Beware of dedupe appliances
Beware of dedupe appliances
I recently ran into a situation on a Veeam backup server where a bunch of jobs were stuck at 99%.
Digging into the stats, it turned out the culprit was Synthetic Full creation — when a job is waiting for that process to complete, it sits at 99%, and the only way to monitor progress is to check each VM individually.


In this case, the backup repository was a deduplication appliance (a Dell EMC DataDomain), and some of those Synthetic Fulls were sitting at 30% after 24 hours — or even longer.
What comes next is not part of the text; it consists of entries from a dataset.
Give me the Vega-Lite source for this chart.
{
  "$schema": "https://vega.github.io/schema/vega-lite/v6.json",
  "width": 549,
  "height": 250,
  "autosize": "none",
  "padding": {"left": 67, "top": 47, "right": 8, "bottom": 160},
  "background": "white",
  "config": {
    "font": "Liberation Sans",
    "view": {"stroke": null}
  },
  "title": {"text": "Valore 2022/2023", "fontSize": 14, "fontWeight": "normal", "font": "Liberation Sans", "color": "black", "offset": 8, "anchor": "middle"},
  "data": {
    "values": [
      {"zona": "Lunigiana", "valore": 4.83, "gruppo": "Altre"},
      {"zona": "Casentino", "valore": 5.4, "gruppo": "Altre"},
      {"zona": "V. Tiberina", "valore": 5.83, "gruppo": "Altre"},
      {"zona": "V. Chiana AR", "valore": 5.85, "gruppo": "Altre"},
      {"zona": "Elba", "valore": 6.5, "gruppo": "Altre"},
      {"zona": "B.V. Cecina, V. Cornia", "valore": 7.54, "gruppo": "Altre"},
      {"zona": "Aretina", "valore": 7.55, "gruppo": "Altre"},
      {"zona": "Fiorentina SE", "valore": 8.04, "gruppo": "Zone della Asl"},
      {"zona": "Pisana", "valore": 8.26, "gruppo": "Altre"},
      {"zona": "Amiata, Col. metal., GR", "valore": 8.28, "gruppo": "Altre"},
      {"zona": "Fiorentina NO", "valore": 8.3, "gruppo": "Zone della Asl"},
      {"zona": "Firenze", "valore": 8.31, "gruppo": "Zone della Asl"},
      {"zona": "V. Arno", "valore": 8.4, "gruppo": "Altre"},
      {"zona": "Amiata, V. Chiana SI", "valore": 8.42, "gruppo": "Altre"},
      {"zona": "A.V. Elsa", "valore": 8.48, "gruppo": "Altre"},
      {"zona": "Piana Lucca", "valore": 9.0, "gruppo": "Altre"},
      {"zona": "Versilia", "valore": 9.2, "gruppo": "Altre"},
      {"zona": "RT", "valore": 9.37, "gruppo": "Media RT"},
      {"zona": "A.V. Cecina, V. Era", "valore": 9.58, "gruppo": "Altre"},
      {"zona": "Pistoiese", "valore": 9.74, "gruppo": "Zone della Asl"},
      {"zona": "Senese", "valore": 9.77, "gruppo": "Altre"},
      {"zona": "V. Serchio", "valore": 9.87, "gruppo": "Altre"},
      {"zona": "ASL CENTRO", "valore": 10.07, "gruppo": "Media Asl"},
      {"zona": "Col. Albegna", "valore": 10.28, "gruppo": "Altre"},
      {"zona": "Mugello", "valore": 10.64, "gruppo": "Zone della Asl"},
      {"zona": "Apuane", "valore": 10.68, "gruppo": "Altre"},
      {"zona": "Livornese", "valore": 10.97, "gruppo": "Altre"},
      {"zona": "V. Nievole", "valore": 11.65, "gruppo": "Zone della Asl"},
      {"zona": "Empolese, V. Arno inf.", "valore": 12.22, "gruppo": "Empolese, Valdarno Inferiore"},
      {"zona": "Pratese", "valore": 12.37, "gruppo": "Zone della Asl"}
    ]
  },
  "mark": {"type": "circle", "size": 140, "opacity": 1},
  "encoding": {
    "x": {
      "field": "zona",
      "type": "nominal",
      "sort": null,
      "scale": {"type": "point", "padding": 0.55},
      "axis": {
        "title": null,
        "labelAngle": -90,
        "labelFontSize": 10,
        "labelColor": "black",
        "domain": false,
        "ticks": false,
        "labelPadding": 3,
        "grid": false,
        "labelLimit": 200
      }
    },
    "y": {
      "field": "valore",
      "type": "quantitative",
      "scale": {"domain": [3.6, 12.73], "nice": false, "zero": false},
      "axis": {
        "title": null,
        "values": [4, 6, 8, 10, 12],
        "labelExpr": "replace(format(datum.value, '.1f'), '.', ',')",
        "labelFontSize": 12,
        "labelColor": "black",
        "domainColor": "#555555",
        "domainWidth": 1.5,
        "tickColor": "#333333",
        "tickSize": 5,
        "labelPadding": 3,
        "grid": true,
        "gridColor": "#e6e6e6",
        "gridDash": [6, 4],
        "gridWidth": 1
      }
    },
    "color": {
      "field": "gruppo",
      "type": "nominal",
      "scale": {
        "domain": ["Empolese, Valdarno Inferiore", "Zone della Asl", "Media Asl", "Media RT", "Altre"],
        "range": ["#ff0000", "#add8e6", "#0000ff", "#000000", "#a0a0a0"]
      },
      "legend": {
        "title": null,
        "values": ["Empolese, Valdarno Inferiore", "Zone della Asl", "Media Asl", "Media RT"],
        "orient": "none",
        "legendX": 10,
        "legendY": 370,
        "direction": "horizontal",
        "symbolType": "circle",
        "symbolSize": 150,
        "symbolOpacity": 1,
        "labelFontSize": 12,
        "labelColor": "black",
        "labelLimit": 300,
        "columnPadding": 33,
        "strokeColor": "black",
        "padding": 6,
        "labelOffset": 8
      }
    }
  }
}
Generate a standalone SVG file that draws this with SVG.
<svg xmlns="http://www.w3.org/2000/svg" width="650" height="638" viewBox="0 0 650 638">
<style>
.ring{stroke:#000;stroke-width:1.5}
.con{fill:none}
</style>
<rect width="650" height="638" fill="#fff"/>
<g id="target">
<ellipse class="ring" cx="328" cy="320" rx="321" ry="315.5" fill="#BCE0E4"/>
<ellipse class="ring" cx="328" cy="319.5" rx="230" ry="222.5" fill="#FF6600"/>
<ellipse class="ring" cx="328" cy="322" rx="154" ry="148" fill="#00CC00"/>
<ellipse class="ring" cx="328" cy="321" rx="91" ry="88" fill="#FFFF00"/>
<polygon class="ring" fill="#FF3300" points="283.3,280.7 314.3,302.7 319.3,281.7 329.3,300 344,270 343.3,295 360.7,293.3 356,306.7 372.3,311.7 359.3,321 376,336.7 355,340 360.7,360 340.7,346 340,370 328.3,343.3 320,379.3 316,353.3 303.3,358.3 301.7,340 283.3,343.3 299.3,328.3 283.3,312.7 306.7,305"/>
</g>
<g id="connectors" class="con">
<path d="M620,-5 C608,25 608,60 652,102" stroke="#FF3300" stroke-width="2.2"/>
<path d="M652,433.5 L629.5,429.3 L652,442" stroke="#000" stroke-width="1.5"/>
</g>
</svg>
Most likely, things piled up, creating a bottleneck that was freezing everything in place.
One thing I noticed: the recommended configuration (1 Synthetic Full per week + 1 Active Full per month) wasn’t being followed exactly. As we all know, dedup appliances are optimized for write operations, but reading from them is a whole other story. And creating a synthetic full involves a lot of read I/O. So sometimes you’re forced to skip synthetic fulls altogether and just go with periodic active fulls.
Maybe it’s just me, but I’ve never been a fan of deduplication appliances. Sure, they save disk space, but between the obvious costs (high license prices) and the hidden ones (operational complexity, updates, patching, weird backup server configs), you’re often better off buying a “normal” server with internal storage.
No deduplication, sure — but with significantly lower costs, you can get hardware that gives you equal or even better usable capacity than a dedup appliance.
And let’s face it: a Linux or Windows box is way easier to manage than a traditional dedup appliance. Restores are usually faster too. And don’t even get me started on how painful it can be to pull data from a dedup appliance when writing to tape…
Let me be unpolite… don’t be masochist! Save money, time and sleeping hours! Life is too short for paying and dealing with that kind of thing :-D
P.S.: dedicated Object Storage Appliances are totally another story.